1. You probably has used the wrong distance in your calculation of potential.
The potential due to a small charge element dq at a distance r from the ring centre is given by,
dV = k.(dq)/square-root(b^2+r^2)
where k is a constant
hence, V = k.Q/square-root(b^2+r^2)
where Q is the total charge on the ring.
substitute r = b and r = 4b respectively into the euqation to calculate V1 and V2, you could find the correct answer.
2. Your method seems right. I think there is some msitake on the given answers.
3. Option A is definitely not the correct answer. I would choose option B.
There are induced +ve and -ve charges on the metal sphere. The external field lines must terminate and originate from these induced charges.
Also, the field lines must be "incident normally" onto the sphere surface as the sphere surface is an equipotential surface.
4. Option B is right. Equipotential lines and field lines are always perpendicluar to each other. If not, there would be a component of the field line along the equipotential line, in this case, the equipotential line will no longer be "equipotential" (because a field line represents a potential gradient, an equipotential line should have zero potential gradient).

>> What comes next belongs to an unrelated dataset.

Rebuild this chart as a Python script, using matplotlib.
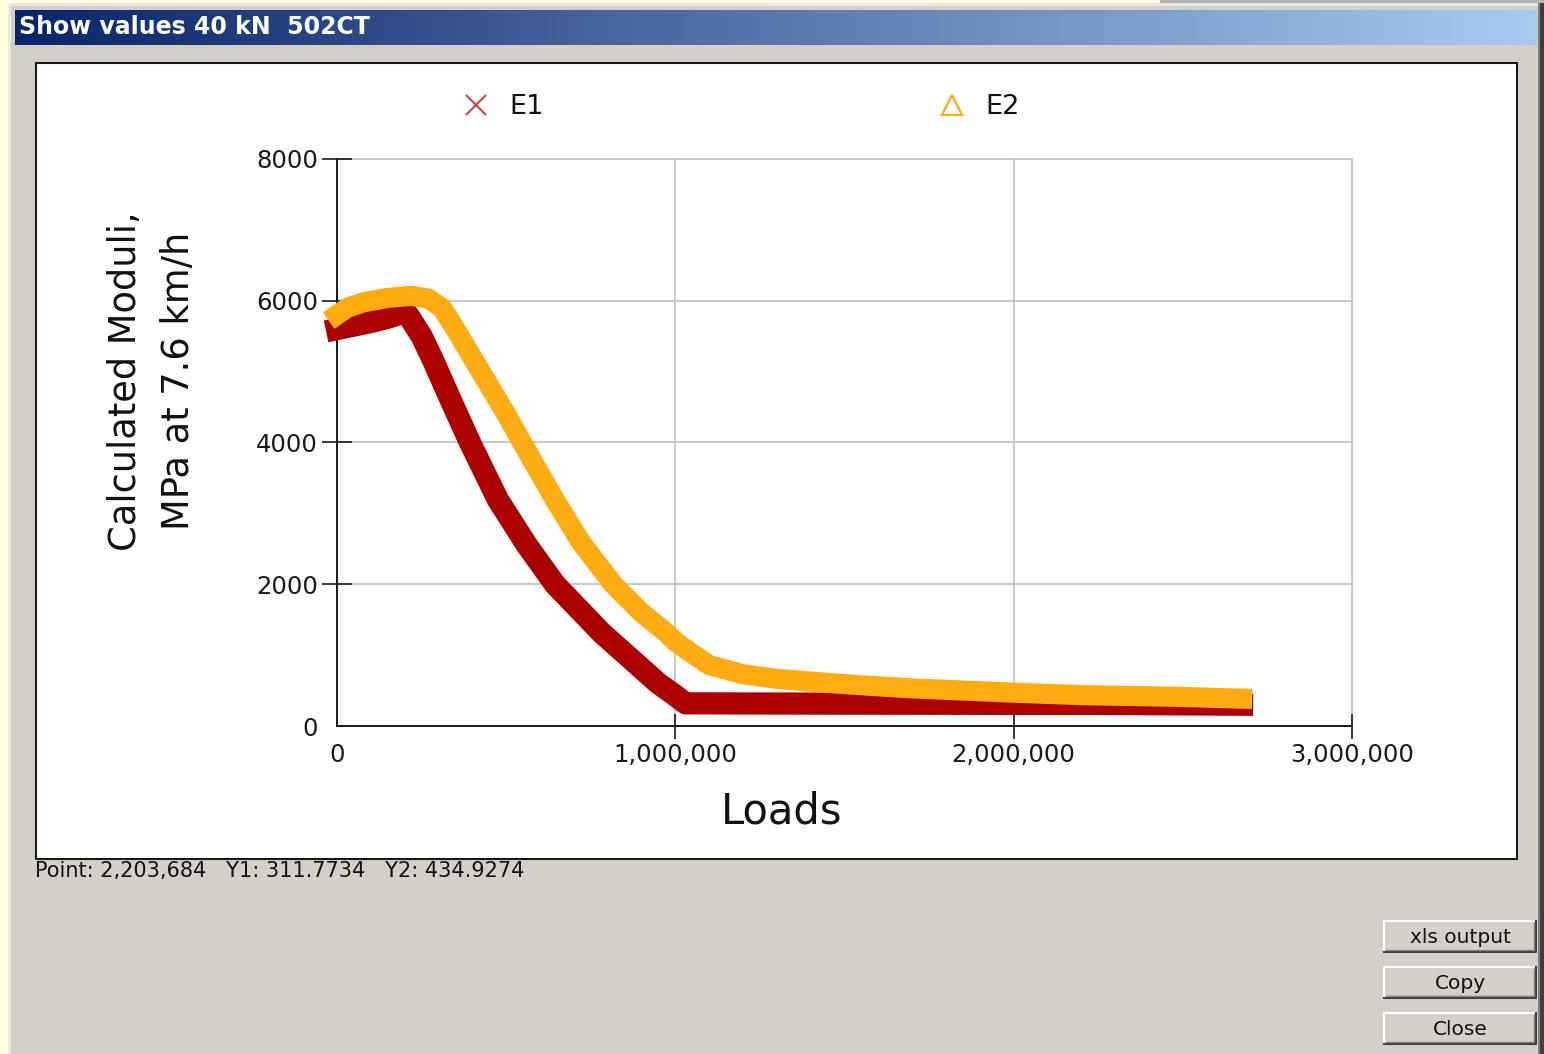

Option D is right. Electric field lines are running from high equipotential lines to low equipotential lines. Since a proton carries +ve charges, it will move down along the field lines when free to move, i.e. from places of high potential to places of low potential on its own. Thus if the proton is made to move to a higher potential line, i.e. against the direction of field lines, work has to be done on it to overcome the repulsive force.
Option C is wrong. Electric field strength may be different if the field is not uniform.